其中，$n_r$是训练语料中恰好出现r次的n元语法的数目。把这个统计计数转化为概率，需要归一化处理，对于统计计数为r的n元语法，其概率为：

$$p_r=\frac{r^*}{N}$$

其中： $N=\sum\limits_{r=0}^{\infty} n_r r^*$

$$N=\sum\limits_{r=0}^{\infty} n_r r^* = \sum\limits_{r=0}^{\infty} (r+1)n_{r+1} = \sum\limits_{r=1}^{\infty} n_r r$$

也就是说这个N等于这个分布中最初的计数。
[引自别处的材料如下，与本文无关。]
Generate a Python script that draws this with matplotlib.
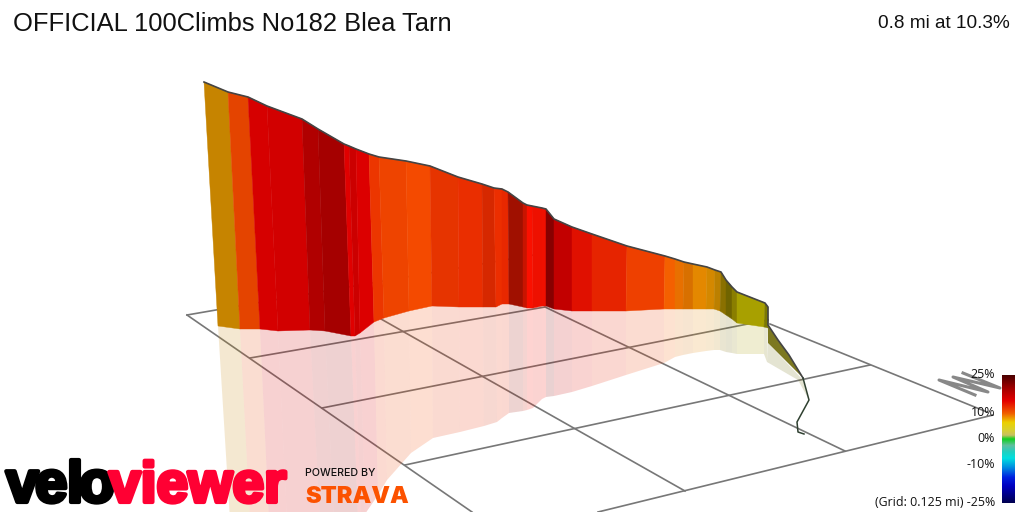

这样，样本中所有事件的概率之和为：

$$\sum_{r>0}n_r p_r = 1 - \frac{n_1}{N} < 1$$

因此，有$n_1/N$的概率剩余量可以分配给所有未出现事件(r=0)

# snownlp 中good-turing实现
# -*- coding: utf-8 -*-
from __future__ import print_function
from __future__ import division
from math import log, exp
def getz(r, nr):
    z = [2*nr[0]/r[1]]
    for i in xrange(len(nr)-2):
        z.append(2*nr[i+1]/(r[i+2]-r[i]))
    z.append(nr[-1]/(r[-1]-r[-2]))
    return z
def least_square(x, y): # y=a+bx
    meanx = sum(x)/len(x)
    meany = sum(y)/len(y)
    xy = sum((x[i]-meanx)*(y[i]-meany) for i in range(len(x)))
    square = sum((x[i]-meanx)**2 for i in range(len(x)))
    b = xy/square
    return (meany-b*meanx, b)
def main(dic):
    values = sorted(dic.values())
    r, nr, prob = [], [], []
    for v in values:
        if not r or r[-1] != v:
            r.append(v)
            nr.append(1)
        else:
            nr[-1] += 1
    rr = dict(map(lambda x:list(reversed(x)), enumerate(r)))
    total = reduce(lambda x, y:(x[0]*x[1]+y[0]*y[1], 1), zip(nr, r))[0]
    z = getz(r, nr)
    a, b = least_square(map(lambda x:log(x), r), map(lambda x:log(x), z))
    use_good_turing = False
    nr.append(exp(a+b*log(r[-1]+1)))
    for i in xrange(len(r)):
        good_turing = (r[i]+1)*(exp(b*(log(r[i]+1)-log(r[i]))))
        turing = (r[i]+1)*nr[i+1]/nr[i] if i+1<len(r) else good_turing
        diff = ((((r[i]+1)**2)/nr[i]*nr[i+1]/nr[i]*(1+nr[i+1]/nr[i]))**0.5)*1.65
        if not use_good_turing and abs(good_turing-turing)>diff:
            prob.append(turing)
        else:
            use_good_turing = True
            prob.append(good_turing)
    sump = reduce(lambda x, y:(x[0]*x[1]+y[0]*y[1], 1), zip(nr, prob))[0]
    for cnt, i in enumerate(prob):
        prob[cnt] = (1-nr[0]/total)*i/sump
    return nr[0]/total/total, dict(zip(dic.keys(), map(lambda x:prob[rr[x]], dic.values())))
if __name__ == '__main__':
    print(main({1:1,2:1,3:1,4:2,5:2,6:3,7:1,8:2,9:3}))